The PRISM Framework: Optimizing for AI-Powered Search
A methodology for thinking about visibility when algorithms do not just match keywords, but synthesize meaning.
The search box is no longer the destination. Answer engines, agents, and recommendation systems all decide, on our behalf, which sources are worth surfacing. PRISM is the model I use to think clearly about that shift.
Each pillar — Prominence, Relevance, Intent, Structure, Measurement — names a different lever. Together they describe how visibility is earned, not just ranked.
Why a new framework
Traditional SEO frameworks were built for a world where ten blue links stood between a query and an answer. That world is receding. AI Overviews, Perplexity-style answer engines, and in-product agents now resolve a growing share of intent before a click ever fires.
The frameworks marketers inherited — pillars around technical, on-page, and off-page SEO — still describe useful work, but they under-describe the new failure modes. Sites can rank and still not be cited. Pages can be technically perfect and still be paraphrased away.
PRISM is a re-slicing. It keeps what still works and adds the two dimensions that AI-mediated discovery actually rewards: whether the source is recognized as authoritative in the corpus, and whether the page is structured cleanly enough to lift.
Prominence: the corpus already knows you
Answer engines lean on prior signal. Being covered in trusted places — Wikipedia, industry press, credible directories, expert citations — makes you a candidate the model can anchor to.

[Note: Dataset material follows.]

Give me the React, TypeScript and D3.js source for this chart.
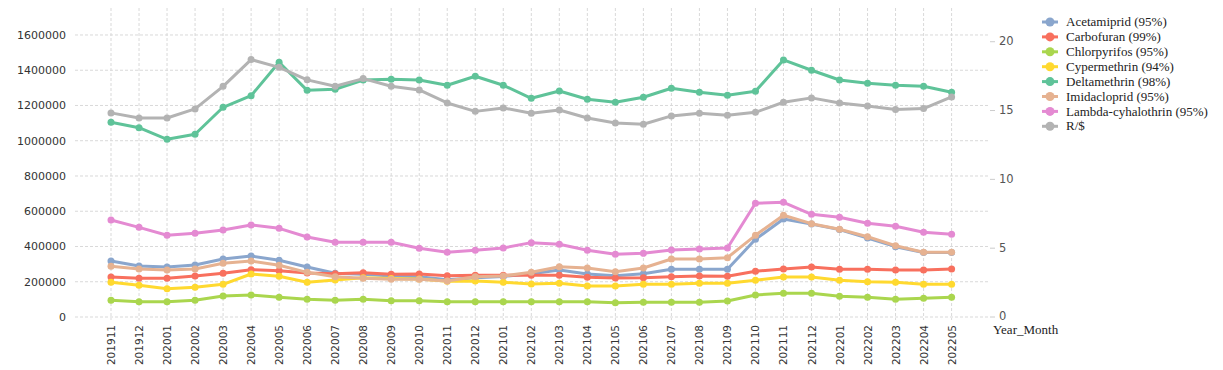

Prominence is not a vanity metric. It is the mechanism by which a synthesis engine decides which of a dozen valid sources to quote. When two pages are equally relevant, the more prominent one usually wins the citation.

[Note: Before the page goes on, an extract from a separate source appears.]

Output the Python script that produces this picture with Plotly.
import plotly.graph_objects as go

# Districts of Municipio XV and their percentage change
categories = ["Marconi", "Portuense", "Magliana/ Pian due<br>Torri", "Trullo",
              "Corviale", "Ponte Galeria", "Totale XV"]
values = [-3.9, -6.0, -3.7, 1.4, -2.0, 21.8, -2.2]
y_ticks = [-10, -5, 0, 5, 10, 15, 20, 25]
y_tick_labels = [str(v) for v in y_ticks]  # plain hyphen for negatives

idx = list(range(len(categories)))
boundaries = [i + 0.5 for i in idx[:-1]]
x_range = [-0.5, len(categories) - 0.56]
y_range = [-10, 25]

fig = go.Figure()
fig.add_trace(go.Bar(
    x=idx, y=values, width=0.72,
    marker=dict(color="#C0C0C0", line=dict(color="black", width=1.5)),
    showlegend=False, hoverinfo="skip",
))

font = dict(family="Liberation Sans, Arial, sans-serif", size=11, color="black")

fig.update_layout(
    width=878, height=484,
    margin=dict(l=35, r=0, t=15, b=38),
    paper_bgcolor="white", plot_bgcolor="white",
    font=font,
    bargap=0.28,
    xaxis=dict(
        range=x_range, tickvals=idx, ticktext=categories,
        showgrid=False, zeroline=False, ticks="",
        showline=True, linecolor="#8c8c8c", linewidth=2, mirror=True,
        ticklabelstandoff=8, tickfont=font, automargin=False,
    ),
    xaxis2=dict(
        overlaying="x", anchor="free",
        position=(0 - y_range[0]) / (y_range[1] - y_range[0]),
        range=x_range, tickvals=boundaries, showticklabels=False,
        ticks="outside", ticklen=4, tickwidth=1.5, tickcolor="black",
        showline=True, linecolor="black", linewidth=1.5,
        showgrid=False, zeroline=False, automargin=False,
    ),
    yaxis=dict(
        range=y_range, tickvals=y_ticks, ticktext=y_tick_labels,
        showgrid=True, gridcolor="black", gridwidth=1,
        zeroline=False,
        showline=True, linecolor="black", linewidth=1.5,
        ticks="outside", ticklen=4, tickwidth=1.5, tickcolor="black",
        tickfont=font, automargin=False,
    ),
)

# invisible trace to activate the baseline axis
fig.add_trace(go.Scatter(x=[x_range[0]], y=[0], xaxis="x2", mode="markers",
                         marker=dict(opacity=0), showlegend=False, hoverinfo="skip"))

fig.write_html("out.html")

Relevance and Intent: cover the job, not the keyword
Relevance in an answer world is about entities and jobs-to-be-done, not keyword variants. The question per page is not 'does this rank for X?' but 'does this cover X end-to-end for the audience the model is trying to satisfy?'
Intent goes one layer deeper. It asks what the user actually wants after the query — the decision, the comparison, the plan. Pages that resolve intent in one place earn more citations than pages that force the model to stitch fragments together.
Structure and Measurement: make the answer legible and accountable
Structure is the readability layer for machines. Headings, definition patterns, tables, schema, and clean citations disproportionately raise the odds of being quoted, because they are cheaper for retrieval to lift accurately.
Measurement then closes the loop. Rank and CTR are still worth tracking, but the primary KPIs are share of citation, share of answer, and assisted discovery. If you cannot see the surface, you cannot improve on it.